Inventors at the National Aerospace Laboratory NLR have submitted a patent application. The invention pertains to the contactless transfer of electrical power and data in the CROR engine.
The invention occurred under the auspices of Clean Sky, the European Joint Technology Initiative, in which Airbus is developing an Open Rotor Engine for passenger aircraft. The Contra-Rotating Open Rotor (CROR) concept features two rotors. These rotate in opposite directions, resulting in substantial fuel savings. A specific point of attention for the Open Rotor is the noise produced by the rotors. As part of a CROR wind tunnel model, NLR developed a special telemetry unit, which is an advanced system that is part of the rotors and enables contactless transfer of pressure, force and temperature data.
The patent application is for an invention that is part of this measurement system (the telemetry unit), which NLR also built. This unit has a maximum rotational speed of 8400 RPM. The electronics are able to tolerate static acceleration up 5,500 times the force of gravity. The design of the system ensures that the structure remains intact and continues functioning properly at such high speeds.
The invention for which NLR has applied for a patent performs three functions:
– The transfer of electrical power in order to conduct measurements in the rotating components.
– The transfer of a sample clock from the stator to the rotor.
– Also the transfer of measurement data with a wide bandwidth from the rotor to the stator. One hundred Mbit/s can be transferred.
The three functions must be performed without mechanical contact occurring between the stationary component (the stator) and the rotating component (the rotor). Traditional solutions using slip rings cannot be reliably applied at high rotational speeds. But with this new invention, the NLR can now achieve this.

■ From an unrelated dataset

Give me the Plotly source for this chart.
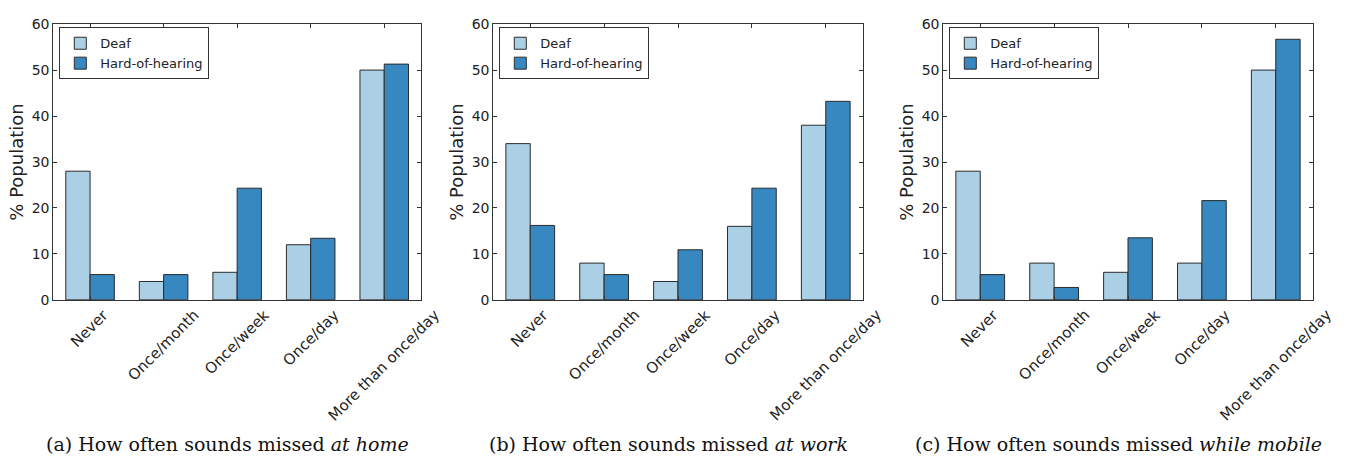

In response to a request by Airbus, the system’s capability was further improved after the patent application was submitted. In a significant design effort, the data rate was increased to make it compatible with larger numbers of sensors and higher sample rates. This ‘successor’ was designed, manufactured and demonstrated with a 1 Gigabit/s data rate.
European Patent Office
NLR engineers have been engaged in the patent application process since July 2012. In July 2014, the European Patent Office ruled that the invention was ‘new and inventive with respect to state-of-the-art technology’ and can therefore be patented. In January 2015, NLR filed patent applications in Europe, Canada and the United States.